What the other papers say this morning – 30 January 2014
FINANCIAL TIMES
20 years of energy pain for Europe
High gas and electricity prices will continue to plague Europe for at least 20 years, damaging the competitiveness of industries that employ almost 30m people, the world’s leading energy forecaster has warned. In findings likely to inflame claims EU climate change policies are damaging the bloc’s manufacturers, the International Energy Agency said Europe will lose a third of its global market share of energy-intensive exports over the next two decades because energy prices will stay stubbornly higher than those in the US. A number of EU countries have embraced green energy subsidies, shunned nuclear and resisted shale exploration.
Fiat Chrysler breaks with Italy
Fiat Chrysler will list in New York and drop the Fiat name from its new logo as the newly-combined carmaker pushes ahead with a politically sensitive decision to shift away from Italy.
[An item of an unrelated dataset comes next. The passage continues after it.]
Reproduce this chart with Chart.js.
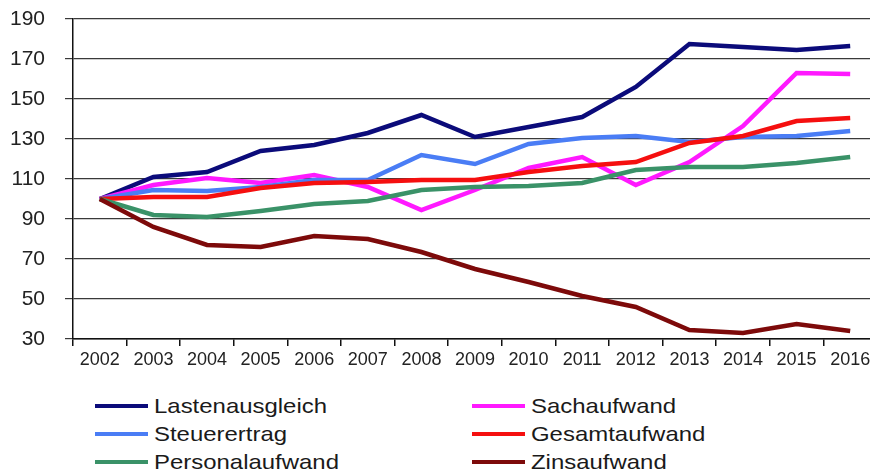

The two carmakers will be rechristened under a holding company incorporated in the Netherlands known as Fiat Chrysler Automobiles.
Boss-napped French managers out
Disgruntled workers at a regional French media group kidnapped two senior managers on Tuesday in the latest sign of a return of the “boss-napping” phenomenon that plagued the country following the financial crisis. Workers at the Centre France/La Montagne media group released the chief executive and the human resources head after holding them for 18 hours.
THE TIMES
Overseas money flows to Germany
Foreign investment flowing into Germany soared by almost 400 per cent last year as Europe’s largest economy made a dramatic recovery from a poor 2012, figures from the United Nations show. Germany returned to the top 20 nations for attracting inward investment.
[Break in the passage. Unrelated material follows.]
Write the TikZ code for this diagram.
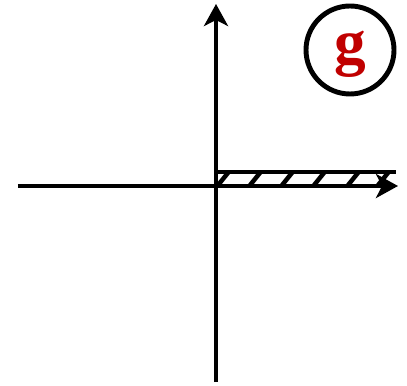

Whitehall to close on Microsoft Office
Microsoft is set to lose British government contracts worth tens of millions of pounds after ministers announced plans to drop expensive software in favour of free or cheaper rivals, such as Google’s Docs system. Official figures suggest that the public sector has spent £200 million on Microsoft’s Office in the past 3 years
The Daily Telegraph
Untaxed work a quarter of Spain GDP
Untaxed transactions in Spain have surged to equal nearly a quarter of the country’s output as unemployed workers scrape a living in the black economy.The cash economy has flourished since 2008, when the collapse of a building boom hurled Spain into a double recession, a report by Treasury experts and academics said.
Taxman claws back child benefit
Some parents who repay last year’s child benefit by the 31 January deadline are being automatically entered into a process that deducts money owed for this year in the remaining two months of this tax year – for instance £2,449 for a three-child family.
THE WALL STREET JOURNAL
Maersk to ship flowers for growth
A unit of Maersk is developing huge, refrigerated boxes for ships in hopes of tapping the $14bn (£8.46bn) market in transporting cut flowers. Maersk Container Industry will outfit refrigerated cargo containers with a system that eliminates mold, fungi and bacteria.
Natural gas soars to four year high
Natural gas prices rocketed more than 10% on concerns that sustained frigid weather would lead to robust demand for the heating fuel. Natural gas for February delivery jumped to $5.557 (£3.35) per million thermal units on the New York Mercantile Exchange, the highest closing price since Jan. 25, 2010.